The plaintiff in the litigation--the Chicano Federation of San Diego County--is "commencing this action to "make the political processes leading to nomination and election to the San Diego City Council open equally to San Diego Hispanic Americans," according to the complaint, a copy of which was obtained by The Times.
The suit names the city, Mayor Maureen O'Connor and her council colleagues and City Clerk Charles Abdelnour. It seeks a declaration that the present at-large general election system violates federal voting rights statutes, the creation of a new election plan for San Diego, and a requirement that any redistricting occurring within the next 10 years receive approval from the U.S. attorney general.
"The ultimate goal here is to switch to district elections," said Michael Aguirre, attorney for the Chicano Federation and an unsuccessful City Council candidate last year. "That's the way to remedy this situation."
Under the present system, candidates are elected by district in the primary but face a citywide test in the general election. In the district election system, voters cast ballots only for candidates within their district.
O'Connor could not be reached for comment on the litigation late Monday. But her spokesman, Paul Downey, said the mayor has previously expressed her willingness to put the issue of district elections to a public vote.

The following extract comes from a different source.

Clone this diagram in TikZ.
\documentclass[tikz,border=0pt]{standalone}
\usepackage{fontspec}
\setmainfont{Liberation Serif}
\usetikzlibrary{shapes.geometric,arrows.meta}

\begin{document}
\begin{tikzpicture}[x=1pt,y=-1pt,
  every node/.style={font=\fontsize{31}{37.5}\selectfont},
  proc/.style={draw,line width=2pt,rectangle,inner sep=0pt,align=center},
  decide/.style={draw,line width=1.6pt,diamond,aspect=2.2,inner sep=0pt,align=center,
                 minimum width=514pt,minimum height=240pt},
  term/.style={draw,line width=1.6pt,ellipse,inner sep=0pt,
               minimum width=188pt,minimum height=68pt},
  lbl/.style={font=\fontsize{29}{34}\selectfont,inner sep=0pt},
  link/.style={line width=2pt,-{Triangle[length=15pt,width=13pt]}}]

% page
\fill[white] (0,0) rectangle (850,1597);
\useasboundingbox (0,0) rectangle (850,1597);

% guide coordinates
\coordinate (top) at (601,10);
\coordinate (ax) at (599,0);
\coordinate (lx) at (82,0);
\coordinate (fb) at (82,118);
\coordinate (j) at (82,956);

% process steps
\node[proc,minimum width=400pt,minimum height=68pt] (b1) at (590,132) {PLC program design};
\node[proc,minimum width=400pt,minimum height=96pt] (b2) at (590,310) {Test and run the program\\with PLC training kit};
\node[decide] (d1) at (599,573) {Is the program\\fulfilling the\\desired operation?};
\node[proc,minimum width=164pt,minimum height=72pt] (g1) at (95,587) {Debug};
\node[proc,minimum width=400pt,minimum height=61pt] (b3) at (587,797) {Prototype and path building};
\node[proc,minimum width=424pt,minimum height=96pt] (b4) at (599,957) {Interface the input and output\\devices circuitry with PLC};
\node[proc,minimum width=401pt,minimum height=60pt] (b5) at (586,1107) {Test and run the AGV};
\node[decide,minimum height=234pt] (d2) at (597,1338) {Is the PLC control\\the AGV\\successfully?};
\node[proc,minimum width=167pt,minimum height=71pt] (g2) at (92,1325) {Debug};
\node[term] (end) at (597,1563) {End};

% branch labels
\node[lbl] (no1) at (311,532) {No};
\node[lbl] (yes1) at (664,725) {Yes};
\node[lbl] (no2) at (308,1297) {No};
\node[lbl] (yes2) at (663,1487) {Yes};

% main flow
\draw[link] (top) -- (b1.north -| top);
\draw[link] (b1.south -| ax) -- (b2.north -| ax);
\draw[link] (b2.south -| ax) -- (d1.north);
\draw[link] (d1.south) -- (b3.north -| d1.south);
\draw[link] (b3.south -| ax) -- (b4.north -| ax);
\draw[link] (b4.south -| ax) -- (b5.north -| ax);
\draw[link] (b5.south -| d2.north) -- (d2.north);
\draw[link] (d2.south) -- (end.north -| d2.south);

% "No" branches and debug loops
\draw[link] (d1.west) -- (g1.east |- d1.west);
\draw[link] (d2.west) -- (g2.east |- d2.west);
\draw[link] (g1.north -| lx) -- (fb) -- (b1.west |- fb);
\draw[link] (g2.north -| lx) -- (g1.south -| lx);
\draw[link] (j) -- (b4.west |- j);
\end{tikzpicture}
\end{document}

"The mayor supports the current system, and the reason is, you have a council that has to deal with a $700-million budget . . . and a lot of citywide issues that do not affect just one particular area, or district," Downey said. "But her position has been, let's let the voters decide what's best . . . If the majority of San Diegans want district elections, we'll have them."

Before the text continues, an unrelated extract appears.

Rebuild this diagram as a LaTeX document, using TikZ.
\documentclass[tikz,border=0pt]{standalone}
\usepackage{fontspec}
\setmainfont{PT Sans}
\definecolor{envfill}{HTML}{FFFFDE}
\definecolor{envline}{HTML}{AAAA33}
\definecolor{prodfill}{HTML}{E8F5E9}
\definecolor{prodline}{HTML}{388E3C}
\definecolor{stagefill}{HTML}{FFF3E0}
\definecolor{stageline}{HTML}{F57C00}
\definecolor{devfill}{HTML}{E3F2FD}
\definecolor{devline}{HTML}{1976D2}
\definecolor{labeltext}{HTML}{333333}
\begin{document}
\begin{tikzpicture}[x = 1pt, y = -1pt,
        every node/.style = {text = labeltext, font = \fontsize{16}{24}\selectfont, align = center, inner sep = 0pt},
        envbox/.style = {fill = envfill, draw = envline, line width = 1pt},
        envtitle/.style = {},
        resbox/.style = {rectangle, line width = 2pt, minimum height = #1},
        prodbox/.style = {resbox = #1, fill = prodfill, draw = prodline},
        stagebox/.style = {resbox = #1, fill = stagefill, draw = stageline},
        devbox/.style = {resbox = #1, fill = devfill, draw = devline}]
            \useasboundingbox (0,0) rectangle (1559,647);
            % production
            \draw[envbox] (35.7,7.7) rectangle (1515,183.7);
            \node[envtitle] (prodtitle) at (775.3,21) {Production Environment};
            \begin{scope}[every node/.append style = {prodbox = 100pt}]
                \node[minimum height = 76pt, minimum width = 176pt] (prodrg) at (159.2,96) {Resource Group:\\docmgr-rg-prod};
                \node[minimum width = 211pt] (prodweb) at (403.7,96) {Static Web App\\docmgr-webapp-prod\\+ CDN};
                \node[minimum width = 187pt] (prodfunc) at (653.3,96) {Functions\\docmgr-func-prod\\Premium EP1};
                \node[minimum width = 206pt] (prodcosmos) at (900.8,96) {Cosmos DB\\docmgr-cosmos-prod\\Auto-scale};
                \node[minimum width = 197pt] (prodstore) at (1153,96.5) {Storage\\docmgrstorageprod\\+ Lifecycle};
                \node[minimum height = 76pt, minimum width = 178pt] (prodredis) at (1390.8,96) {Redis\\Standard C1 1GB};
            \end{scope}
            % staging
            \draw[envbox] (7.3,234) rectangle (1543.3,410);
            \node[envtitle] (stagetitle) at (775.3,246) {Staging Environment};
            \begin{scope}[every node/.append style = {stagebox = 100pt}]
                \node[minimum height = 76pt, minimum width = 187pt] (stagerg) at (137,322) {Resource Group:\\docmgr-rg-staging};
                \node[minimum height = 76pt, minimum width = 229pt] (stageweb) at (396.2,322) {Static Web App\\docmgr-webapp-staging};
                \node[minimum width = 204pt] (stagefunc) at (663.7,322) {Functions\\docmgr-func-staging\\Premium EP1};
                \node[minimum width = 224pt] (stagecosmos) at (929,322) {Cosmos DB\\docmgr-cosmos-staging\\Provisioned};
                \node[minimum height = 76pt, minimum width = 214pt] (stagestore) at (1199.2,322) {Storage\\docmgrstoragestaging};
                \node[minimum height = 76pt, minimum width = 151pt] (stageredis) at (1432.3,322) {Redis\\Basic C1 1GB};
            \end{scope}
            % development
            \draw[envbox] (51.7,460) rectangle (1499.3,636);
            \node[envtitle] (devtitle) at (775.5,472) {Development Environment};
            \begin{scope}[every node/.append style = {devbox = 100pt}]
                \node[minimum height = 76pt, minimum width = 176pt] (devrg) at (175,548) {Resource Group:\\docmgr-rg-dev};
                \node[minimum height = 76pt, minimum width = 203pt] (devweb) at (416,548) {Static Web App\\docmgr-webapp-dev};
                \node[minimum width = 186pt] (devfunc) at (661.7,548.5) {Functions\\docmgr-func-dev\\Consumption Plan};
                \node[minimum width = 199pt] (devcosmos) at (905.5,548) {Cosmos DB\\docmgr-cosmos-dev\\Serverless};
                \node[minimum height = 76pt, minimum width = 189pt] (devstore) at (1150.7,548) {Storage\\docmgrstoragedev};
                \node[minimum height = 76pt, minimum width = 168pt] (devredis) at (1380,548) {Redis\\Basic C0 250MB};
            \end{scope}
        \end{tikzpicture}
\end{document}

Downey said the district election proposal, also favored by the Sierra Club and other community groups, will be scrutinized by a commission currently being appointed to review the City Charter. Commission members should be selected within two months, he said.
In recent years, lawsuits seeking to force change in election procedures based on allegations of racial discrimination have been brought in cities throughout the country.
Close to home, the U.S. Justice Department stunned city officials in Los Angeles in 1985 by filing a lawsuit charging Mayor Tom Bradley and fellow council members with violating the Voting Rights Act when they adopted a controversial redistricting plan. The civil complaint charged that "a history of official discrimination" was to blame for an absence of any Latinos on the council.
The San Diego suit charges that the use of the at-large general election system "has resulted in the denial and abridgement of the right of San Diego Hispanic Americans to vote."
Specifically, it contends the growth in San Diego's population has created unusually large council districts that have "submerged" the vote of Hispanics and denied them "constitutionally protected access to the political system." San Diego, it notes, is 39% larger than it was in 1965, when the city was divided into eight districts.
"Each district is the size that the entire city was in 1931," Aguirre said. "But still city officials have failed to create any additional districts, which would make the (Hispanic) vote more meaningful."
In addition, the suit alleges that the redrawing of the city's eight districts in 1980 caused the "fragmentation" of Hispanic communities and created "districts with substantial imbalances." It charges that the redistricting--which placed parts of Barrio Logan and Encanto into the 4th District and added a portion of Hillcrest into the 3rd District--was conducted counter to the recommendations of a task force and despite pleas from Hispanics that "their communities be respected."
If the council had drawn political boundaries along lines that were racially and ethnically neutral and recognized the growth of the Hispanic population, it would have increased the chances that a Hispanic would be elected to office, the lawsuit says.
Overall, the complaint concludes, "the system is in fact maintained for the purpose of keeping the status quo power structure in control of San Diego city government."